The Kurdish regional government will continue to pump oil through the central government’s Kirkuk pipeline until 15 September, according to a Reuters report.

KRG extends oil export initiative

The Kurdish regional government will continue to pump oil through the central government’s Kirkuk pipeline until 15 September, according to a Reuters report.

"We decided to extend the deadline for pumping crude to [15 September] as a goodwill gesture, and to give Baghdad more time to resolve the payment issue," one source with Kurdistan's natural resources ministry told Reuters.


According to an official statement from the KRG, the initiative is "aimed at solving once and for all the ongoing oil and gas issues in Iraq." If Baghdad does make all the outstanding payments due to oil companies operating in the region ansd commits to implementing a series of measures the KRG says it has previously agreed, exports will be halted.

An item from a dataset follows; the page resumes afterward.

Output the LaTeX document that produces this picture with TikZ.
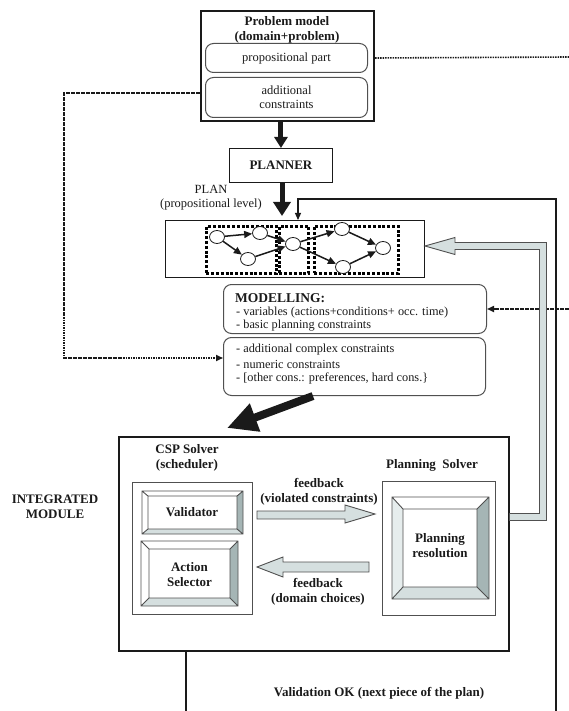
\documentclass[tikz,border=0pt]{standalone}
\usepackage{fontspec}
\setmainfont{Liberation Serif}
\usetikzlibrary{arrows.meta,shapes.geometric}
\definecolor{gfill}{HTML}{D5DFDF}
\definecolor{gdark}{HTML}{A5B5B5}
\definecolor{glight}{HTML}{E6EDED}
\definecolor{gline}{HTML}{505050}
\definecolor{ink}{HTML}{1A1A1A}
\tikzset{
  bt/.style={font=\fontsize{13}{15}\selectfont\bfseries, align=center, inner sep=0pt, text=ink},
  rt/.style={font=\fontsize{12.5}{14}\selectfont, align=center, inner sep=0pt, text=ink},
  lt/.style={font=\fontsize{12.3}{14}\selectfont, align=left, inner sep=0pt, text=ink, anchor=west},
  boxat/.style n args={2}{draw=ink, minimum width=#1, minimum height=#2, anchor=north west, inner sep=0pt},
  rbox/.style={draw=gline, line width=1pt, rounded corners=8pt},
  dots/.style={draw=ink, line width=1.6pt, dash pattern=on 1.6pt off 0.9pt},
  bigdots/.style={draw=black, line width=2.8pt, dash pattern=on 3pt off 1.8pt},
  conn/.style={draw=ink, line width=1.1pt},
  pn/.style={draw=ink, ellipse, line width=0.8pt, minimum width=15pt, minimum height=13pt, inner sep=0pt, fill=white},
  parr/.style={draw=ink, line width=1.5pt, -{Triangle[length=8pt,width=7pt]}},
  smallhead/.style={-{Triangle[length=7pt,width=6pt]}},
  garrow/.style={fill=gfill, draw=gline, line width=0.9pt},
}
\newcommand\bevelbox[9]{%
 \fill[white] (#1,#2) -- (#3,#2) -- (#7,#6) -- (#5,#6) -- cycle;
 \fill[#9] (#1,#2) -- (#5,#6) -- (#5,#8) -- (#1,#4) -- cycle;
 \fill[gdark] (#3,#2) -- (#3,#4) -- (#7,#8) -- (#7,#6) -- cycle;
 \fill[gfill] (#1,#4) -- (#5,#8) -- (#7,#8) -- (#3,#4) -- cycle;
 \draw[gline, line width=0.9pt] (#1,#2) rectangle (#3,#4) (#5,#6) rectangle (#7,#8)
   (#1,#2) -- (#5,#6) (#3,#2) -- (#7,#6) (#1,#4) -- (#5,#8) (#3,#4) -- (#7,#8);
}
\begin{document}
\begin{tikzpicture}[x=1pt,y=-1pt]
\useasboundingbox (0,0) rectangle (569,711);

% Problem model
\node[boxat={173pt}{110pt}, line width=2pt] (pm) at (200,10) {};
\node[bt] (pmt) at (287,29.5) {Problem model\\(domain+problem)};
\node[boxat={162pt}{29pt}, rbox] (pp) at (205,43) {};
\node[rt] (ppt) at (pp.center) {propositional part};
\node[boxat={162pt}{40pt}, rbox] (ac) at (205,77) {};
\node[rt] (act) at (ac.center) {additional\\constraints};

% planner
\node[boxat={103pt}{34pt}, line width=0.9pt] (pl) at (229,148) {};
\node[bt] (plt) at (pl.center) {PLANNER};
\draw[ink, line width=5pt, -{Triangle[length=11pt,width=13pt]}] (pm.south -| pl.north) -- (pl.north);

% plan
\node[rt] (plantxt) at (211,198) {PLAN\\(propositional level)};
\node[boxat={259pt}{57pt}, line width=0.9pt] (pb) at (165,220) {};
\coordinate (pin) at (282,216);
\draw[ink, line width=5pt, -{Triangle[length=14pt,width=17pt]}] (pl.south -| pin) -- (pin);
\node[boxat={70pt}{47pt}, bigdots] (d1) at (205,225) {};
\node[boxat={29pt}{47pt}, bigdots] (d2) at (278,225) {};
\node[boxat={84pt}{47pt}, bigdots] (d3) at (313,225) {};
\node[pn] (n1) at (217,237) {};
\node[pn] (n2) at (260,233) {};
\node[pn] (n3) at (248,259) {};
\node[pn] (n4) at (293,244) {};
\node[pn] (n5) at (342,229) {};
\node[pn] (n6) at (343,267) {};
\node[pn] (n7) at (383,248) {};
\draw[parr] (n1) -- (n2);
\draw[parr] (n1) -- (n3);
\draw[parr] (n2) -- (n4);
\draw[parr] (n3) -- (n4);
\draw[parr] (n4) -- (n5);
\draw[parr] (n4) -- (n6);
\draw[parr] (n5) -- (n7);
\draw[parr] (n6) -- (n7);

% dotted connectors
\coordinate (r1) at (569,57);
\draw[dots] (pm.east |- pp.east) -- (r1);

% modelling boxes
\node[boxat={263pt}{49pt}, rbox] (mb) at (223,284) {};
\node[lt, font=\fontsize{13.5}{15}\selectfont\bfseries] (mbt) at (235,298) {MODELLING:};
\node[lt] (mb1) at (236,313) {- variables (actions+conditions+ occ. time)};
\node[lt] (mb2) at (236,326) {- basic planning constraints};
\node[boxat={262pt}{58pt}, rbox] (cc) at (223,337) {};
\node[lt] (cc1) at (236,350) {- additional complex constraints};
\node[lt] (cc2) at (236,364) {- numeric constraints};
\node[lt] (cc3) at (236,378) {- [other cons.: preferences, hard cons.\}};

\coordinate (l1) at (64,93);
\coordinate (l2) at (64,358);
\draw[dots, smallhead] (pm.west |- l1) -- (l1) -- (l2) -- (cc.west |- l2);
\coordinate (r2) at (569,309);
\draw[dots, smallhead] (r2) -- (mb.east |- r2);

% big diagonal arrow
\coordinate (bs) at (313,396);
\coordinate (ba) at (227,428);
\draw[ink, line width=8pt, -{Triangle[length=30pt,width=28pt]}] (bs) -- (ba);

% right feedback line to plan
\coordinate (c1) at (556,711);
\coordinate (c2) at (556,199);
\coordinate (c3) at (298,199);
\draw[conn, smallhead] (c1) -- (c2) -- (c3) -- (c3 |- pb.north);

% integrated module
\node[boxat={390pt}{214pt}, line width=1.5pt] (im) at (118,436) {};
\node[bt] (imt) at (55,507) {INTEGRATED\\MODULE};
\node[bt] (cspt) at (187,458) {CSP Solver\\(scheduler)};
\node[bt] (pst) at (432,465) {Planning\ \ Solver};
\node[boxat={120pt}{132pt}, draw=gline, line width=0.9pt] (csp) at (132,482) {};
\node[boxat={113pt}{134pt}, draw=gline, line width=0.9pt] (ps) at (382,481) {};

\bevelbox{142}{491}{243}{534}{148}{496}{237}{529}{white}
\node[bt] (val) at (192,512.5) {Validator};
\bevelbox{141}{541}{238}{606}{149}{549}{230}{598}{white}
\node[bt] (asel) at (189.5,575) {Action\\Selector};
\bevelbox{392}{497}{489}{599}{403}{509}{477}{587}{glight}
\node[bt] (pres) at (440,546) {Planning\\resolution};

% grey arrows
\draw[garrow] (257,511) -- (345,511) -- (345,505) -- (375,514) -- (345,523) -- (345,519) -- (257,519) -- cycle;
\draw[garrow] (369,562) -- (283,562) -- (283,557) -- (257,567) -- (283,577) -- (283,572) -- (369,572) -- cycle;
\node[bt] (fb1) at (319,492) {feedback\\(violated constraints)};
\node[bt] (fb2) at (318,592) {feedback\\(domain choices)};

% bent grey arrow to plan
\draw[garrow] (im.east |- 0,513.5) -- (539.5,513.5) -- (539.5,249.5) -- (455,249.5) -- (455,254.5) -- (pb.east |- 0,246) -- (455,237.5) -- (455,242.5) -- (546.5,242.5) -- (546.5,520.5) -- (im.east |- 0,520.5) -- cycle;

% bottom
\coordinate (b1) at (186,711);
\draw[conn] (im.south -| b1) -- (b1);
\node[bt] (vok) at (379,693) {Validation OK (next piece of the plan)};
\end{tikzpicture}
\end{document}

The Kurdish regional government resumed oil exports via the central government Kirkuk pipeline to Turkey on 7 August. Natural resources minister Ashti Hawrami dubbed a “goodwill initiative” aimed at resolving a running dispute which has taken Kurdish crude off Iraq's oil export slate, put the Kurdish region's federal budget allocation under threat, and pushed oil companies operating in the Kurdish region to sell crude locally at cheap rates.


The move coincides with the formation of a new Parliamentary committee in Baghdad dedicated to generating consensus on oil and gas legislation, the want of which is at the heart of the political crisis over oil between Baghdad and Erbil.


The central government has allocated almost $560 million to repay the capital expenditure of oil companies working in the Kurdish region, but will not release the money unless the KRG resumes the flow of oil expected of it under the federal budget and the companies claiming the money are audited.

Deputy Prime Minister for Energy Hussein Al-Sharistani has also suggested that the region should pump additional crude to compensate for oil revenue lost to the government for the KRG-mandated shut-in which ran from April to early August.


The Kurdish regional government is far from relying on a resolution to its oil policy dispute with Baghdad, and has raced ahead with the construction of a million barrel a day pipeline to the Turkish border, according to Iraq Oil Report. While the region’s relations with Turkey have developed rapidly, no export agreement has yet been announced.